— BEGIN —

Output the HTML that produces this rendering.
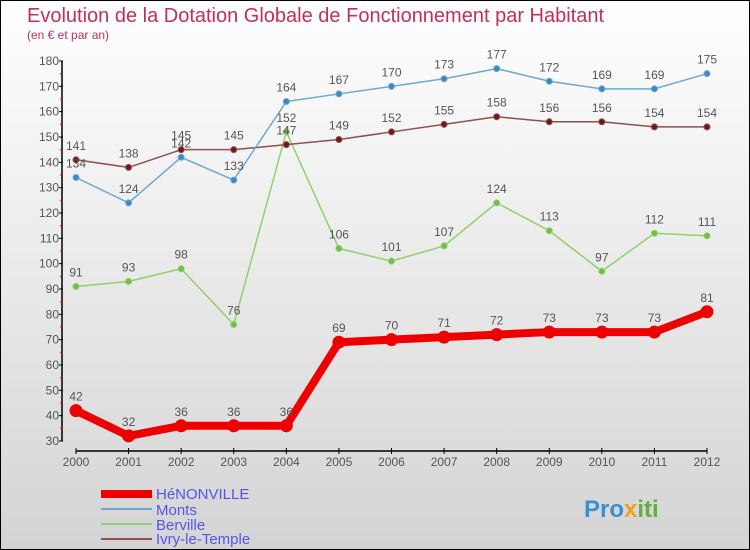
<!DOCTYPE html>
<html><head><meta charset="utf-8"><style>
body{margin:0}
#c{width:750px;height:550px;position:relative;overflow:hidden;box-sizing:border-box;border:1px solid #000;background:linear-gradient(#ffffff,#d4d4d4);font-family:"Liberation Sans",sans-serif}
text{font-family:"Liberation Sans",sans-serif}
</style></head><body>
<div id="c">
<svg id="s" width="750" height="550">
<text x="26" y="21" font-size="20" fill="#c0305a">Evolution de la Dotation Globale de Fonctionnement par Habitant</text>
<text x="26" y="38" font-size="12" fill="#c0305a">(en € et par an)</text>
<g id="axes"></g><g id="series"></g>
<g>
<rect x="100" y="489" width="51" height="8" fill="#e00"/>
<text x="155" y="498" font-size="15" fill="#5555ee">HéNONVILLE</text>
<rect x="100" y="507" width="51" height="2" fill="#6fa8cf"/>
<text x="155" y="514" font-size="15" fill="#5555ee">Monts</text>
<rect x="100" y="522" width="51" height="2" fill="#90d070"/>
<text x="155" y="529" font-size="15" fill="#5555ee">Berville</text>
<rect x="100" y="537" width="51" height="2" fill="#905050"/>
<text x="155" y="543" font-size="15" fill="#5555ee">Ivry-le-Temple</text>
</g>
<text x="583" y="516" font-size="24" font-weight="bold" fill="#3a8fd0">Pro<tspan fill="#f0a020">x</tspan><tspan fill="#60b040">iti</tspan></text>
</svg></div>
<script>
const years=[2000,2001,2002,2003,2004,2005,2006,2007,2008,2009,2010,2011,2012];
const henonville=[42,32,36,36,36,69,70,71,72,73,73,73,81];
const monts=[134,124,142,133,164,167,170,173,177,172,169,169,175];
const berville=[91,93,98,76,152,106,101,107,124,113,97,112,111];
const ivry=[141,138,145,145,147,149,152,155,158,156,156,154,154];
const yTicks=[30,40,50,60,70,80,90,100,110,120,130,140,150,160,170,180];
const NS="http://www.w3.org/2000/svg";
const X=i=>75+i*(706-75)/(years.length-1);
const Y=v=>440-(v-30)*(380/150);
function mk(t,a,p){const e=document.createElementNS(NS,t);for(const k in a)e.setAttribute(k,a[k]);p.appendChild(e);return e;}
const ax=document.getElementById('axes');
let yl=mk('line',{x1:61,y1:Y(180),x2:61,y2:Y(30),stroke:'#000','stroke-width':1.5},ax);


yTicks.forEach(v=>{
 let t=mk('line',{x1:58,y1:Y(v),x2:62,y2:Y(v),stroke:'#000'},ax);
 
 
 if(v<180){
 let m=mk('line',{x1:59,y1:Y(v+5),x2:62,y2:Y(v+5),stroke:'#e00'},ax);
 
 
 }
 let l=mk('text',{x:58,y:Y(v)+4,'font-size':12,'text-anchor':'end',fill:'#555'},ax);l.textContent=v;
 
 
});
let xl=mk('line',{x1:X(0),y1:450,x2:X(12),y2:450,stroke:'#000','stroke-width':1.5},ax);


years.forEach((y,i)=>{
 let t=mk('line',{x1:X(i),y1:447,x2:X(i),y2:453,stroke:'#000'},ax);
 
 
 let l=mk('text',{x:X(i),y:465,'font-size':12,'text-anchor':'middle',fill:'#555'},ax);l.textContent=y;
 
 
});
const sg=document.getElementById('series');
function series(d,name,col,w,r,dot){
 const g=mk('g',{},sg);
 
 
 let p=mk('polyline',{points:d.map((v,i)=>X(i)+','+Y(v)).join(' '),fill:'none',stroke:col,'stroke-width':w,'stroke-linejoin':'round'},g);
 
 
 d.forEach((v,i)=>{
  let c=mk('circle',{cx:X(i),cy:Y(v),r:r,fill:dot,stroke:col,'stroke-width':1},g);
  
  
  let t=mk('text',{x:X(i),y:Y(v)-10,'font-size':12,'text-anchor':'middle',fill:'#555'},g);t.textContent=v;
  
  
 });
}
series(berville,'berville','#90d070',1.5,3,'#70c040');
series(ivry,'ivry-le-temple','#905050',1.5,3,'#701818');
series(monts,'monts','#6fa8cf',1.5,3,'#3a88c8');
series(henonville,'henonville','#e00',8,6,'#e00');
</script>
</body></html>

— END —

[Written problem] Repeat the material above word for word and skip every image in it.

[Output of the task]
Output the HTML that produces this rendering.
<!DOCTYPE html>
<html><head><meta charset="utf-8"><style>
body{margin:0}
#c{width:750px;height:550px;position:relative;overflow:hidden;box-sizing:border-box;border:1px solid #000;background:linear-gradient(#ffffff,#d4d4d4);font-family:"Liberation Sans",sans-serif}
text{font-family:"Liberation Sans",sans-serif}
</style></head><body>
<div id="c">
<svg id="s" width="750" height="550">
<text x="26" y="21" font-size="20" fill="#c0305a">Evolution de la Dotation Globale de Fonctionnement par Habitant</text>
<text x="26" y="38" font-size="12" fill="#c0305a">(en € et par an)</text>
<g id="axes"></g><g id="series"></g>
<g>
<rect x="100" y="489" width="51" height="8" fill="#e00"/>
<text x="155" y="498" font-size="15" fill="#5555ee">HéNONVILLE</text>
<rect x="100" y="507" width="51" height="2" fill="#6fa8cf"/>
<text x="155" y="514" font-size="15" fill="#5555ee">Monts</text>
<rect x="100" y="522" width="51" height="2" fill="#90d070"/>
<text x="155" y="529" font-size="15" fill="#5555ee">Berville</text>
<rect x="100" y="537" width="51" height="2" fill="#905050"/>
<text x="155" y="543" font-size="15" fill="#5555ee">Ivry-le-Temple</text>
</g>
<text x="583" y="516" font-size="24" font-weight="bold" fill="#3a8fd0">Pro<tspan fill="#f0a020">x</tspan><tspan fill="#60b040">iti</tspan></text>
</svg></div>
<script>
const years=[2000,2001,2002,2003,2004,2005,2006,2007,2008,2009,2010,2011,2012];
const henonville=[42,32,36,36,36,69,70,71,72,73,73,73,81];
const monts=[134,124,142,133,164,167,170,173,177,172,169,169,175];
const berville=[91,93,98,76,152,106,101,107,124,113,97,112,111];
const ivry=[141,138,145,145,147,149,152,155,158,156,156,154,154];
const yTicks=[30,40,50,60,70,80,90,100,110,120,130,140,150,160,170,180];
const NS="http://www.w3.org/2000/svg";
const X=i=>75+i*(706-75)/(years.length-1);
const Y=v=>440-(v-30)*(380/150);
function mk(t,a,p){const e=document.createElementNS(NS,t);for(const k in a)e.setAttribute(k,a[k]);p.appendChild(e);return e;}
const ax=document.getElementById('axes');
let yl=mk('line',{x1:61,y1:Y(180),x2:61,y2:Y(30),stroke:'#000','stroke-width':1.5},ax);


yTicks.forEach(v=>{
 let t=mk('line',{x1:58,y1:Y(v),x2:62,y2:Y(v),stroke:'#000'},ax);
 
 
 if(v<180){
 let m=mk('line',{x1:59,y1:Y(v+5),x2:62,y2:Y(v+5),stroke:'#e00'},ax);
 
 
 }
 let l=mk('text',{x:58,y:Y(v)+4,'font-size':12,'text-anchor':'end',fill:'#555'},ax);l.textContent=v;
 
 
});
let xl=mk('line',{x1:X(0),y1:450,x2:X(12),y2:450,stroke:'#000','stroke-width':1.5},ax);


years.forEach((y,i)=>{
 let t=mk('line',{x1:X(i),y1:447,x2:X(i),y2:453,stroke:'#000'},ax);
 
 
 let l=mk('text',{x:X(i),y:465,'font-size':12,'text-anchor':'middle',fill:'#555'},ax);l.textContent=y;
 
 
});
const sg=document.getElementById('series');
function series(d,name,col,w,r,dot){
 const g=mk('g',{},sg);
 
 
 let p=mk('polyline',{points:d.map((v,i)=>X(i)+','+Y(v)).join(' '),fill:'none',stroke:col,'stroke-width':w,'stroke-linejoin':'round'},g);
 
 
 d.forEach((v,i)=>{
  let c=mk('circle',{cx:X(i),cy:Y(v),r:r,fill:dot,stroke:col,'stroke-width':1},g);
  
  
  let t=mk('text',{x:X(i),y:Y(v)-10,'font-size':12,'text-anchor':'middle',fill:'#555'},g);t.textContent=v;
  
  
 });
}
series(berville,'berville','#90d070',1.5,3,'#70c040');
series(ivry,'ivry-le-temple','#905050',1.5,3,'#701818');
series(monts,'monts','#6fa8cf',1.5,3,'#3a88c8');
series(henonville,'henonville','#e00',8,6,'#e00');
</script>
</body></html>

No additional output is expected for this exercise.